There are also reserves of skepticism among the leaders of the thousands of nongovernmental organizations that form the backbone of social aid, as well as among diplomats of some countries contributing to the several billion dollars pledged, but far from fully delivered, to rebuild the country.
Mr. Martelly must now “balance the exigencies placed on him by foreign governments and agencies with the needs and aspirations of the Haitian population,” said Laurent Dubois, a professor of French studies and history and a Haiti scholar at Duke University. “He is entering a particularly complex, multifaceted, and contorted political landscape.”
Though large crowds flock around Mr. Martelly as the great pink hope, the process of getting power brokers to look past his carnivalesque stage persona began months ago, as it became clear he was emerging from political obscurity to become a force in the presidential race. He ascended largely on the back of young, desperately poor supporters who knew him and his bawdy act very well.
Diplomats began arriving at his mansion in a hilly neighborhood. They took his measure, and he theirs.
“We knew Madame Manigat much better, so there was a lot of getting to know you,” said one, referring to Mirlande Manigat, the college professor and former first lady whom Mr. Martelly defeated, who is a longtime opposition figure here.
Another diplomat, speaking on condition of anonymity, said: “We all had concerns about his preparation to run a country and his background and where the resources were coming from for his campaign. But we started a dialogue.”
Mr. Martelly has yet to identify the donors for his multimillion-dollar campaign, and supporters of Ms. Manigat tried to use the fact that banks foreclosed on three of his Florida properties to tarnish his claims he would be fiscally responsible.
But in these closed-door meetings, he used flashes of humor to disarm his guests and, acknowledging gaps in how government functions, promised to rely on a group of respected professionals along with his wife, Sophia, who runs the family’s charitable foundation. Mr. Martelly began allaying some fears.
“He has a lot of good technocrats around him, so that gives us hope,” said an official at a large nongovernmental organization.
Karl Jean Louis, who helps direct Haiti Aid Watchdog, which monitors nongovernmental groups here, said he had been so favorably impressed with Mr. Martelly’s requests for information following a January conference on aid distribution that he ended up joining the campaign as an adviser.
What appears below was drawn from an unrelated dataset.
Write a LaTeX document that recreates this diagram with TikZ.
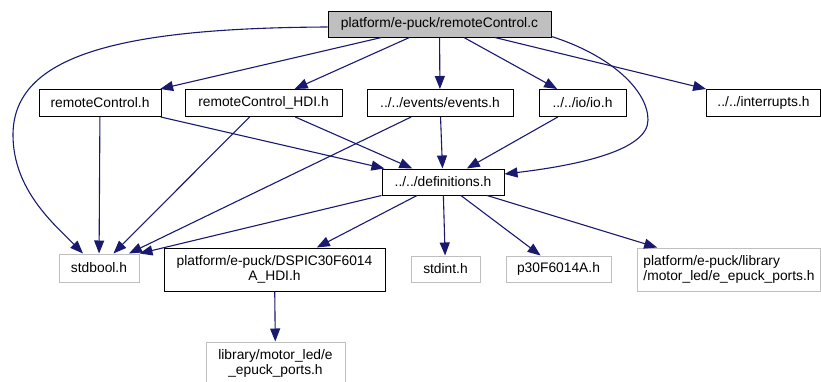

“Haitians have to be a part of the reconstruction effort and people are frustrated at being left out,” he said. “I think he is serious about mobilizing Haitians.”
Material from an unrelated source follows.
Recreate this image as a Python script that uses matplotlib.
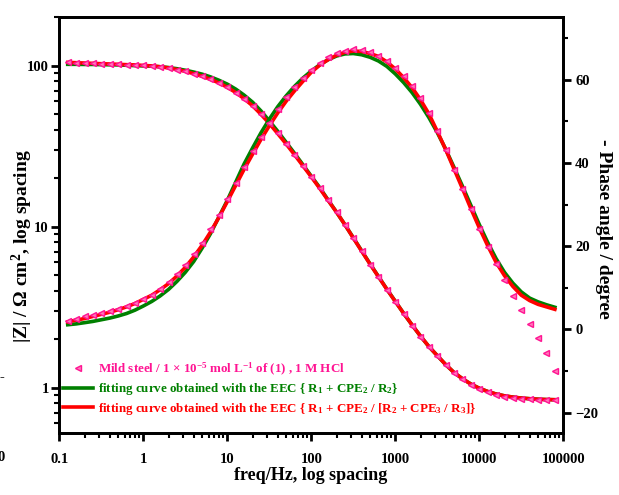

Mr. Martelly, among his list of goals like expanding education, also played up kick-starting foreign investment and unclogging a backlog of delayed projects.
Reginald Boulos, a pillar of the business community who said he had stayed neutral in the race, said many business leaders initially doubted Mr. Martelly’s readiness but grew more comfortable at the professional nature of his campaign. It was run by consultants who worked with Senator John McCain, Republican of Arizona, and President Felipe Calderón of Mexico.
It also does not hurt to have good relations with the prospective president.
“I will call him to congratulate him,” said Mr. Boulos, who is the chairman of the Chamber of Commerce here and a veteran insider.
“We elected a priest who did not bring prosperity,” he said, referring to Jean-Bertrand Aristide, the former priest of the poor who in 1990 became the country’s first democratically elected president and made a sudden return from exile just before the runoff. “We have elected politician after politician who did not bring prosperity. If Haitians decide he is their choice, and clearly you can see he is their choice, what we can really hope for is the Haitian people will not be disappointed.”